Laut Fuchs wird meine Arbeitskraft, die ich bei facebook leiste, zweifach ausgebeutet. Die Ausbeutung der Daten wird durch den sozialen Gebrauchswert ebenso verschleiert, wie der technologische Fetisch um die netztauglichen Geräte (Telefone, Computer, Körper- und Wohnungssensorik etc.) den Klassencharakter dieser Produkte verdeckt.

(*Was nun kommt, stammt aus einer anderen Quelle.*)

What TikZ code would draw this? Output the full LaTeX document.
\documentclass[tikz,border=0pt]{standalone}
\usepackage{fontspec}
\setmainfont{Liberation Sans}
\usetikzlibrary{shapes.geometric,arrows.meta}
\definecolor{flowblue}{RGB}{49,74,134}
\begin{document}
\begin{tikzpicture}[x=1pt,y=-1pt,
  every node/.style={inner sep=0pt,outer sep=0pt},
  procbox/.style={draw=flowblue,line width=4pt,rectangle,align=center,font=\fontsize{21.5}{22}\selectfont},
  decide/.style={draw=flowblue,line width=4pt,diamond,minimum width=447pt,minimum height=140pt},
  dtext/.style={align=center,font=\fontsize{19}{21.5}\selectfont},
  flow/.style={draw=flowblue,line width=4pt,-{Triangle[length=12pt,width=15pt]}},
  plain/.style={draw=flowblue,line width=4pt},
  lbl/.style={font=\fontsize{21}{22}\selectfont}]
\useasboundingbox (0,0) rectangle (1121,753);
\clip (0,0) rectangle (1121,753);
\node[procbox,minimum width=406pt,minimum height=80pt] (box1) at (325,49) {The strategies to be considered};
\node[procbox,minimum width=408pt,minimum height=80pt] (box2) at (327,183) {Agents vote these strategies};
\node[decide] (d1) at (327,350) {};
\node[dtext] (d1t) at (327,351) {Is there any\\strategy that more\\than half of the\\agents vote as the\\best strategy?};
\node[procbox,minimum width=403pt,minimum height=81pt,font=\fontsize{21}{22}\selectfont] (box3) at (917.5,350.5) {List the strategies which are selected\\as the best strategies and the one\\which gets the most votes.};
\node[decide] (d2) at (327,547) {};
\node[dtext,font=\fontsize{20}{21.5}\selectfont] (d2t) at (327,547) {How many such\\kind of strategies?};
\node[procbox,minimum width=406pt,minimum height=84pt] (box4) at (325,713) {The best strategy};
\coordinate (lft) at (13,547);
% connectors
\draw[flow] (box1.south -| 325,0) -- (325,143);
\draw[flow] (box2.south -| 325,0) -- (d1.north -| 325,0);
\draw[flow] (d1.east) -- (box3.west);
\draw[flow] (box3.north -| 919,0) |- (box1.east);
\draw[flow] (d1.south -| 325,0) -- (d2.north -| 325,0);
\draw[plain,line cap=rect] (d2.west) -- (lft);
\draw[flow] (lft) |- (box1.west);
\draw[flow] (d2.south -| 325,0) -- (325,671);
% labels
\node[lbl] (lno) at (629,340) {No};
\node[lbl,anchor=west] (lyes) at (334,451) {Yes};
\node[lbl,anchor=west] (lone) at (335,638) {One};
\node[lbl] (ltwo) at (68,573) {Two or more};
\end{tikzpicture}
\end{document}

Fuchs schlägt ein commonsbasiertes Internet vor, fordert das Publikum auf, sich zu erlauben, wieder über Kommunismus nachzudenken und empfiehlt den digitalen Klassenkampf. Dazu gehörten nicht nur Alternativen wie Diaspora neben Facebook, sondern auch eine Vergesellschaftung von youtube, facebook und google. Außerdem wäre seiner Meinung nach eine partizipative Mediengebühr sinnvoll, mit transparenter Buchführung und Gewinnabführung an nicht-kommerzielle Initiativen.
Sehr interessant und lesenswert zum Thema Industrie 4.0 und die damit verbundenen Arbeitsbedingungen ist die aktuelle Ausgabe Zeitschrift Marxistische Erneuerung, Heft 103, September 2015:
Angeführt wird die gesamte Produktionskette: vom Markenzeichen der Gerätehersteller, über Rohstoffabbau, Transportwesen, Kabel verlegen, Satelliten ins All bringen (vgl. Huws, 20). Es geht um Wertschöpfungsnetzwerke (vgl. Butollo/Engel, 32), die Aufgaben, die sich den Aktiven in den Gewerkschaften stellen (vgl. Schumm-Garling, 54ff), denn Digitalisierung unter kapitalistischen Bedingungen ist gegen die Interessen der arbeitenden Menschen (vgl. Hagenhofer, 74). Den Abschluss des Themenschwerpunktes bildet die Betrachtung der Arbeitsbedingungen in den Bergwerken, die an jene von Sklaven erinnern und die Feststellung, dass die Regionen, die reich an den benötigten Rohstoffen sind, auch die ärmsten sind (vgl. Fuchs, 90f).